Weil also said, “What united Stories and Live is that both are about capturing the moments of your life as they happen and giving you the flexibility and the comfort to share exactly who you want to share with.”
The live online video space has become very competitive during the past year, with Twitter, Facebook and YouTube all creating offerings. Twitter has focused on deals, featuring broadcasts of major events like NFL games and presidential debates. Facebook has been courting public figures and online publishers with cash in order to get them to post Live videos. Instagram’s plan is to make the format casual, tying it into Stories, a “low-pressure way” to reach out to friends and followers.

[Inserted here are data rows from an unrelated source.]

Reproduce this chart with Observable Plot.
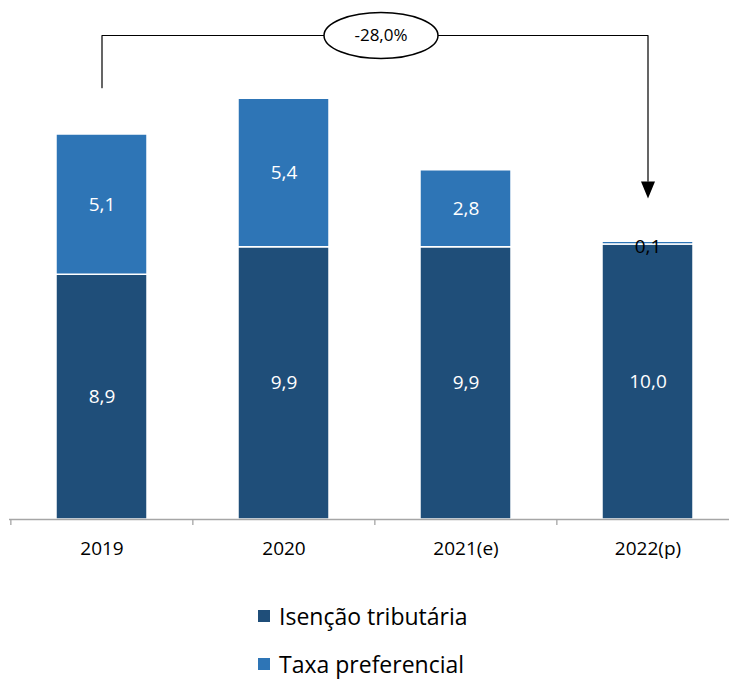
<!DOCTYPE html>
<html>
<head>
<meta charset="utf-8">
<script src="https://cdn.jsdelivr.net/npm/d3@7"></script>
<script src="https://cdn.jsdelivr.net/npm/@observablehq/plot@0.6"></script>
<style>
  body { margin: 0; background: #fff; }
  #wrap { position: relative; width: 729px; height: 684px; font-family: "Open Sans", sans-serif; overflow: hidden; }
  #legend { position: absolute; left: 258px; top: 601px; }
  .item { display: flex; align-items: center; height: 30px; margin-bottom: 18px; font-size: 23px; line-height: 30px; color: #000; }
  .sw { width: 12px; height: 12px; margin-right: 9px; }
</style>
</head>
<body>
<div id="wrap"><div id="chart"></div><div id="legend"></div></div>
<script>
const years = ["2019", "2020", "2021(e)", "2022(p)"];
const seriesNames = ["Isenção tributária", "Taxa preferencial"];
const seriesColors = ["#1f4e79", "#2e75b6"];
const isencao = [8.9, 9.9, 9.9, 10.0];
const taxa = [5.1, 5.4, 2.8, 0.1];
const changeLabel = "-28,0%";
// annotation path (data units)
const bracketLow = 15.7, bracketTop = 17.6, arrowEnd = 12.3, arrowHead = 11.98;

const fmt = v => v.toFixed(1).replace(".", ",");

const rows = [];
years.forEach((yr, i) => {
  rows.push({year: yr, series: seriesNames[0], v: isencao[i], y1: 0, y2: isencao[i]});
  rows.push({year: yr, series: seriesNames[1], v: taxa[i], y1: isencao[i], y2: isencao[i] + taxa[i]});
});
const bigRows = rows.filter(d => d.v >= 0.5);
const smallRows = rows.filter(d => d.v < 0.5);

const bracket = [
  {x: years[0], y: bracketLow},
  {x: years[0], y: bracketTop},
  {x: years[3], y: bracketTop},
  {x: years[3], y: arrowEnd}
];

const ellipseSymbol = {
  draw(ctx) {
    const rx = 57, ry = 23, k = 0.5523;
    ctx.moveTo(-rx, 0);
    ctx.bezierCurveTo(-rx, -ry * k, -rx * k, -ry, 0, -ry);
    ctx.bezierCurveTo(rx * k, -ry, rx, -ry * k, rx, 0);
    ctx.bezierCurveTo(rx, ry * k, rx * k, ry, 0, ry);
    ctx.bezierCurveTo(-rx * k, ry, -rx, ry * k, -rx, 0);
    ctx.closePath();
  }
};
const arrowSymbol = {
  draw(ctx) {
    ctx.moveTo(-7, -8.5);
    ctx.lineTo(7, -8.5);
    ctx.lineTo(0, 8.5);
    ctx.closePath();
  }
};

const step = (738.7 - 9.5) / 4;

const chart = Plot.plot({
  width: 729,
  height: 580,
  marginLeft: 9,
  marginRight: 0,
  marginTop: 0,
  marginBottom: 0,
  style: {fontFamily: "'Open Sans', sans-serif", background: "white"},
  x: {domain: years, range: [9.5, 738.7], paddingInner: 0.5, paddingOuter: 0.25, axis: null},
  y: {domain: [0, 16], range: [519, 79], axis: null},
  color: {domain: seriesNames, range: seriesColors},
  marks: [
    Plot.barY(rows, {x: "year", y1: "y1", y2: "y2", fill: "series", stroke: "white", strokeWidth: 1.5}),
    Plot.ruleY([0], {stroke: "#a6a6a6", strokeWidth: 1.3}),
    Plot.ruleX(years, {x: d => d, dx: -step / 2, y1: 0, y2: -0.22, stroke: "#a6a6a6", strokeWidth: 1.3}),
    Plot.text(years, {x: d => d, y: 0, dy: 29, text: d => d, fontSize: 19, fill: "black"}),
    Plot.text(bigRows, {x: "year", y: d => (d.y1 + d.y2) / 2, text: d => fmt(d.v), fill: "white", fontSize: 19}),
    Plot.text(smallRows, {x: "year", y: "y2", dy: 5, text: d => fmt(d.v), fill: "black", fontSize: 19}),
    Plot.line(bracket, {x: "x", y: "y", stroke: "black", strokeWidth: 1.2, curve: "linear"}),
    Plot.dot([{x: years[3], y: arrowHead}], {x: "x", y: "y", symbol: arrowSymbol, fill: "black", stroke: "none", r: 5}),
    Plot.dot([{x: years[1], y: bracketTop}], {x: "x", y: "y", dx: 97, symbol: ellipseSymbol, fill: "white", stroke: "black", strokeWidth: 1.5, r: 5}),
    Plot.text([changeLabel], {x: () => years[1], y: () => bracketTop, dx: 97, text: d => d, fontSize: 17, fill: "black"})
  ]
});
document.getElementById("chart").appendChild(chart);

const legend = document.getElementById("legend");
seriesNames.forEach((name, i) => {
  const item = document.createElement("div");
  item.className = "item";
  const sw = document.createElement("div");
  sw.className = "sw";
  sw.style.background = seriesColors[i];
  const label = document.createElement("span");
  label.textContent = name;
  item.appendChild(sw);
  item.appendChild(label);
  legend.appendChild(item);
});
</script>
</body>
</html>
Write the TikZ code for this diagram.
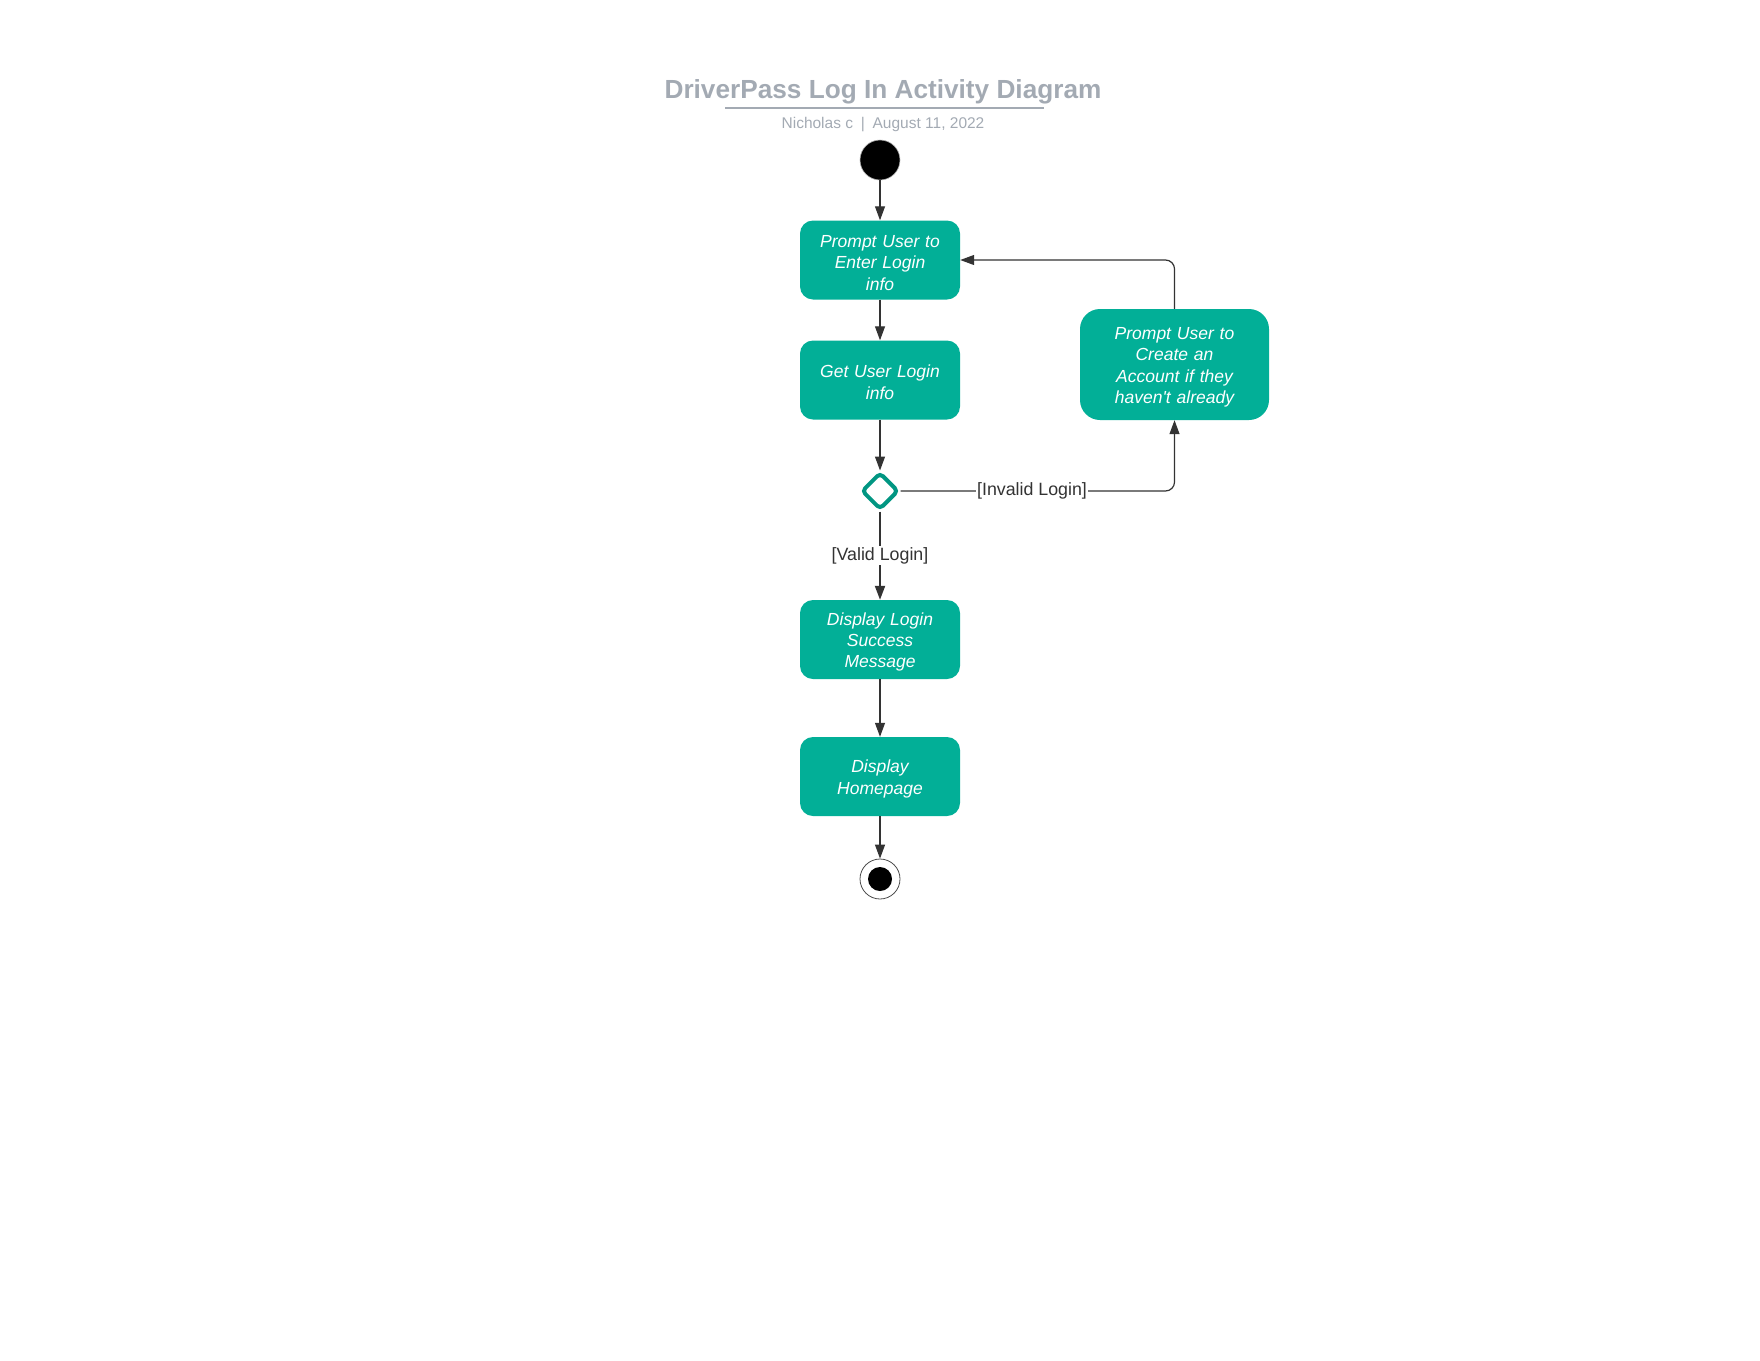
\documentclass[tikz,border=0pt]{standalone}
\usepackage{fontspec}
\setmainfont{Liberation Sans}
\usetikzlibrary{arrows.meta,shapes.geometric}
\definecolor{actfill}{HTML}{02AF97}
\definecolor{diastroke}{HTML}{019682}
\definecolor{wire}{HTML}{333333}
\definecolor{headgray}{HTML}{A3AAB3}
% invisible strut that adds a little room above the first line of a box
\newcommand\boxlead{\rule{0pt}{17.5pt}}
\begin{document}
\begin{tikzpicture}[x=1pt,y=-1pt,
  activity/.style={fill=actfill,draw=none,rounded corners=13pt,
    minimum width=160pt,minimum height=79pt,align=center,text width=150pt,
    text=white,font=\fontsize{17.5}{21.4}\selectfont\itshape},
  flow/.style={draw=wire,line width=1.2pt,-{Triangle[length=14pt,width=10pt]}},
  guard/.style={font=\fontsize{17.8}{21}\selectfont,text=wire,fill=white,inner sep=1pt}]
\useasboundingbox (0,0) rectangle (1760,1360);
% title block
\node[font=\fontsize{26.2}{30}\selectfont\bfseries,text=headgray] (title) at (883,91.5) {DriverPass Log In Activity Diagram};
\draw[headgray,line width=1.8pt] (725,108) -- (1044,108);
\node[font=\fontsize{15.5}{18}\selectfont,text=headgray] (sub) at (883,125) {Nicholas c\enspace|\enspace August 11, 2022};
% nodes
\node[circle,fill=black,draw=gray!60,line width=0.6pt,minimum size=40pt,inner sep=0pt] (start) at (880,160) {};
\node[activity] (prompt) at (880,260) {\boxlead Prompt User to\\Enter Login\\info};
\node[activity] (get) at (880,380) {\boxlead Get User Login\\info};
\node[activity,minimum width=189pt,minimum height=111pt,rounded corners=20pt,text width=175pt] (create) at (1174.5,364.5) {\boxlead Prompt User to\\Create an\\Account if they\\haven\textquotesingle t already};
\node[diamond,draw=diastroke,line width=4pt,rounded corners=4pt,fill=white,minimum width=37pt,minimum height=37pt,inner sep=0pt] (dec) at (880,491) {};
\node[activity] (success) at (880,639.5) {\boxlead Display Login\\Success\\Message};
\node[activity] (home) at (880,776.5) {\boxlead Display\\Homepage};
\node[circle,draw=black!70,line width=0.8pt,fill=white,minimum size=40pt,inner sep=0pt] (stop) at (880,879) {};
\node[circle,fill=black,minimum size=24pt,inner sep=0pt] (stopin) at (stop.center) {};
% connectors
\draw[flow] (start) -- (prompt);
\draw[flow] (prompt) -- (get);
\draw[flow] (get) -- (dec);
\draw[flow,line width=2pt] (dec) -- node[guard,pos=0.5] {[Valid Login]} (success);
\draw[flow] (success) -- (home);
\draw[flow] (home) -- (stop);
\draw[flow,rounded corners=9pt] (dec.east) -- node[guard,pos=0.48] {[Invalid Login]} (create.south |- dec.east) -- (create.south);
\draw[flow,rounded corners=9pt] (create.north) -- (create.north |- prompt.east) -- (prompt.east);
\end{tikzpicture}
\end{document}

Instagram is also updating Direct, its private messaging platform with 300 million monthly users. Instagram will soon allow people to send photos and videos that disappear after being read to groups and one-on-one conversations via the feature.
Prince’s Estate Suing Roc Nation
On November 16, the administrator of Prince’s estate filed a copyright lawsuit against Jay Z’s Roc Nation for putting up 15 Prince albums on TIDAL, despite allegedly only briefly having rights to stream his last album. According to The Hollywood Reporter, Roc Nation insisted in probate court that it has a license deal that allows it to stream the entirety of the late artist’s catalog.
The complaint was filed in Minnesota federal court and states that Prince’s NPG Records came to an agreement on August 1, 2015 with Jay-Z-owned TIDAL. The lawsuit argues that TIDAL was only given a license to stream Prince’s newly-recorded studio album, Hit n Run for 90 days.
Roc Nation and TIDAL filed claims in probate court stating they were granted “the right to exclusively stream [Prince’s] entire catalog of music, with certain limited exceptions.”
NPG Records’ latest lawsuit indicated that Roc Nation has continued to ignore a number of requests to offer documentation or evidence of any oral and implied agreement granting exclusive rights to Prince’s larger catalog.
The new complaint stated, “For the avoidance of doubt, and without conceding that Roc Nation had any license, oral, implied, or otherwise, to exploit any Prince copyrighted works in addition to those songs on the Hit N Run: Phase 1 album, to the extent that any such license might exist, Bremer Trust, on behalf of NPG Records, Inc. and NPG Music Publishing, LLC, has terminated, in writing, any such license that might have existed.”
According to sources close to the matter, the administrator of Prince’s estate gave Universal Music Group the go-ahead to start negotiations with other digital distributors about licensing Prince’s catalog.
Roc Nation indicated in a November 11 court filing that any deals made with Spotify, Apple or other streaming services might be in violation of its rights. Jay Z’s company submitted a demand for information about the estate’s business dealings that stated the company is “concerned that the Special Administrator may be negotiating with third parties concerning the digital streaming o the Musical Assets, or other rights to exploit the Musical Assets, which prospective arrangements may contravene or negatively impact the rights of Petitioners.”
Roc Nation continues to insist it has “expansive rights” and has put out a threat to other who want to stream Prince’s album.
The total amount of damages requested by Prince’s estate in the lawsuit is thought to be around $18 million.